SET TASK:
Return precisely the span of lines from the top of the material below to the line containing "pw, ph = plot_r - L, plot_b - T", both included. Pictures are excluded.

----- DATA FOR THIS TASK

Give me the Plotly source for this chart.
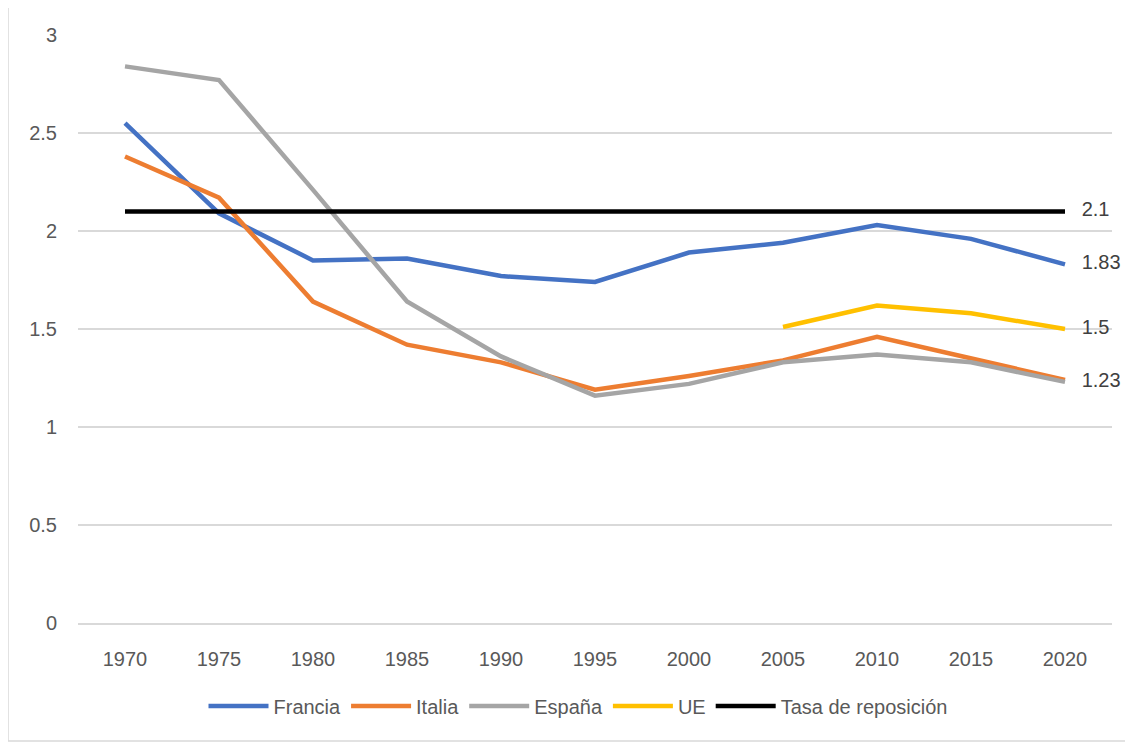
import plotly.graph_objects as go

years = ["1970", "1975", "1980", "1985", "1990", "1995", "2000", "2005", "2010", "2015", "2020"]
francia = [2.55, 2.09, 1.85, 1.86, 1.77, 1.74, 1.89, 1.94, 2.03, 1.96, 1.83]
italia = [2.38, 2.17, 1.64, 1.42, 1.33, 1.19, 1.26, 1.34, 1.46, 1.35, 1.24]
espana = [2.84, 2.77, 2.21, 1.64, 1.36, 1.16, 1.22, 1.33, 1.37, 1.33, 1.23]
ue = [None, None, None, None, None, None, None, 1.51, 1.62, 1.58, 1.50]
tasa = [2.1] * 11

series = [
    ("Francia", francia, "#4472C4", True),
    ("Italia", italia, "#ED7D31", False),
    ("España", espana, "#A5A5A5", True),
    ("UE", ue, "#FFC000", True),
    ("Tasa de reposición", tasa, "#000000", True),
]

FONT = "Liberation Sans"
PAD = "\u00a0\u00a0\u00a0"
fig = go.Figure()
for name, vals, color, label in series:
    texts = [""] * (len(vals) - 1) + [PAD + f"{vals[-1]:g}" if label else ""]
    fig.add_trace(go.Scatter(
        x=years, y=vals, name=name, mode="lines+text",
        line=dict(color=color, width=4.5),
        text=texts, textposition="middle right",
        textfont=dict(family=FONT, size=20, color="#404040"),
        cliponaxis=False, connectgaps=False,
    ))

# page body has an 8px margin; figure coordinates = page - 8
W, H = 1133, 743
L, T = 70, 27
plot_r, plot_b = 1104, 615
R, B = W - plot_r, H - plot_b
pw, ph = plot_r - L, plot_b - T

fig.update_layout(
    width=W, height=H,
    margin=dict(l=L, r=R, t=T, b=B, pad=0),
    paper_bgcolor="white", plot_bgcolor="white",
    font=dict(family=FONT, size=20, color="#595959"),
    xaxis=dict(type="category", range=[-0.5, 10.5], showgrid=False,
               showline=True, linecolor="#d9d9d9", linewidth=1.5,
               ticks="", ticklabelstandoff=17,
               tickfont=dict(family=FONT, size=20, color="#595959")),
    yaxis=dict(range=[0, 3], dtick=0.5, showgrid=True, gridcolor="#d9d9d9",
               gridwidth=1.5, zeroline=False, showline=False, ticks="",
               ticklabelstandoff=20,
               tickfont=dict(family=FONT, size=20, color="#595959")),
    legend=dict(orientation="h", x=(570 - L) / pw, xanchor="center",
                y=(plot_b - 698) / ph, yanchor="middle",
                font=dict(family=FONT, size=20, color="#595959"),
                itemwidth=60, tracegroupgap=0),
    showlegend=True,
)

fig.add_shape(type="rect", xref="paper", yref="paper",
              x0=(0 - L) / pw, x1=(1123 - L) / pw,
              y0=(plot_b - 733) / ph, y1=(plot_b - (-1)) / ph,
              line=dict(color="#d9d9d9", width=1.5), fillcolor="rgba(0,0,0,0)",
              layer="below")

fig.write_html("out.html")
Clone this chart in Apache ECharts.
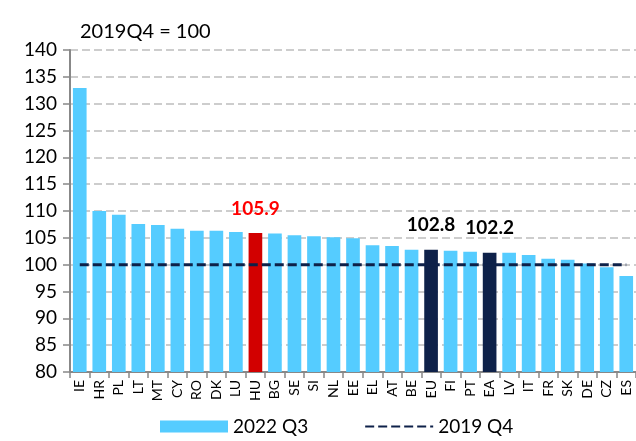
<!DOCTYPE html>
<html>
<head>
<meta charset="utf-8">
<script src="https://cdn.jsdelivr.net/npm/echarts@6/dist/echarts.min.js"></script>
<style>
html, body { margin: 0; padding: 0; background: #fff; }
#main { width: 636px; height: 441px; }
</style>
</head>
<body>
<div id="main"></div>
<script>
// 国家代码
var countries = ['IE','HR','PL','LT','MT','CY','RO','DK','LU','HU','BG','SE','SI','NL','EE','EL','AT','BE','EU','FI','PT','EA','LV','IT','FR','SK','DE','CZ','ES'];
// 2022 Q3 (2019Q4 = 100)
var q3_2022 = [132.9,110.0,109.3,107.6,107.4,106.7,106.3,106.3,106.1,105.9,105.8,105.5,105.3,105.1,104.9,103.6,103.5,102.8,102.8,102.6,102.4,102.2,102.2,101.8,101.1,100.9,100.2,99.5,97.9];
// 2019 Q4 基准线
var base_2019 = [100,100,100,100,100,100,100,100,100,100,100,100,100,100,100,100,100,100,100,100,100,100,100,100,100,100,100,100,100];
var yTicks = [80,85,90,95,100,105,110,115,120,125,130,135,140];

var font = 'Lato, "Open Sans", sans-serif';
var highlight = {
    HU: { color: '#d20000', label: '#ff0000' },
    EU: { color: '#0e2149', label: '#000000' },
    EA: { color: '#0e2149', label: '#000000' }
};

var barData = q3_2022.map(function (v, i) {
    var h = highlight[countries[i]];
    if (!h) return v;
    return {
        value: v,
        itemStyle: { color: h.color },
        label: {
            show: true, position: 'top', distance: 15,
            color: h.label, fontWeight: 'bold', fontSize: 19, fontFamily: font,
            formatter: function (p) { return p.value.toFixed(1); }
        }
    };
});

var myChart = echarts.init(document.getElementById('main'));
var option = {
    animation: false,
    textStyle: { fontFamily: font },
    title: {
        text: '2019Q4 = 100',
        left: 75, top: 17,
        textStyle: { fontSize: 20, fontWeight: 'normal', color: '#000', fontFamily: font }
    },
    legend: {
        bottom: 0, left: 155,
        itemWidth: 68, itemHeight: 12, itemGap: 56,
        textStyle: { fontSize: 19, color: '#000', fontFamily: font },
        data: [{ name: '2022 Q3', icon: 'rect' }, { name: '2019 Q4', itemStyle: { opacity: 0 } }]
    },
    grid: { left: 70, top: 50, bottom: 69, width: 575 },
    xAxis: {
        type: 'category',
        data: countries,
        axisLine: { lineStyle: { color: '#888', width: 2 } },
        axisTick: { show: true, length: 6, lineStyle: { color: '#888', width: 1.5 } },
        axisLabel: { rotate: 90, fontSize: 14, color: '#000', margin: 8, fontFamily: font }
    },
    yAxis: {
        type: 'value',
        min: yTicks[0], max: yTicks[yTicks.length - 1], interval: 5,
        axisLine: { show: true, lineStyle: { color: '#888', width: 2 } },
        axisTick: { show: true, length: 7, lineStyle: { color: '#888', width: 1.5 } },
        axisLabel: { fontSize: 19, color: '#000', margin: 13, fontFamily: font },
        splitLine: { lineStyle: { color: '#bdbdbd', width: 1.5, type: [8, 4] } }
    },
    series: [{
        name: '2022 Q3',
        type: 'bar',
        data: barData,
        barCategoryGap: '30%',
        itemStyle: { color: '#55ccff' }
    }, {
        name: '2019 Q4',
        type: 'line',
        data: base_2019,
        symbol: 'none',
        itemStyle: { color: '#0e2149' },
        lineStyle: { color: '#0e2149', width: 3, type: [9, 4] },
        z: 5
    }]
};
myChart.setOption(option);
</script>
</body>
</html>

----------

CORRECT ANSWER:
Give me the Plotly source for this chart.
import plotly.graph_objects as go

years = ["1970", "1975", "1980", "1985", "1990", "1995", "2000", "2005", "2010", "2015", "2020"]
francia = [2.55, 2.09, 1.85, 1.86, 1.77, 1.74, 1.89, 1.94, 2.03, 1.96, 1.83]
italia = [2.38, 2.17, 1.64, 1.42, 1.33, 1.19, 1.26, 1.34, 1.46, 1.35, 1.24]
espana = [2.84, 2.77, 2.21, 1.64, 1.36, 1.16, 1.22, 1.33, 1.37, 1.33, 1.23]
ue = [None, None, None, None, None, None, None, 1.51, 1.62, 1.58, 1.50]
tasa = [2.1] * 11

series = [
    ("Francia", francia, "#4472C4", True),
    ("Italia", italia, "#ED7D31", False),
    ("España", espana, "#A5A5A5", True),
    ("UE", ue, "#FFC000", True),
    ("Tasa de reposición", tasa, "#000000", True),
]

FONT = "Liberation Sans"
PAD = "\u00a0\u00a0\u00a0"
fig = go.Figure()
for name, vals, color, label in series:
    texts = [""] * (len(vals) - 1) + [PAD + f"{vals[-1]:g}" if label else ""]
    fig.add_trace(go.Scatter(
        x=years, y=vals, name=name, mode="lines+text",
        line=dict(color=color, width=4.5),
        text=texts, textposition="middle right",
        textfont=dict(family=FONT, size=20, color="#404040"),
        cliponaxis=False, connectgaps=False,
    ))

# page body has an 8px margin; figure coordinates = page - 8
W, H = 1133, 743
L, T = 70, 27
plot_r, plot_b = 1104, 615
R, B = W - plot_r, H - plot_b
pw, ph = plot_r - L, plot_b - T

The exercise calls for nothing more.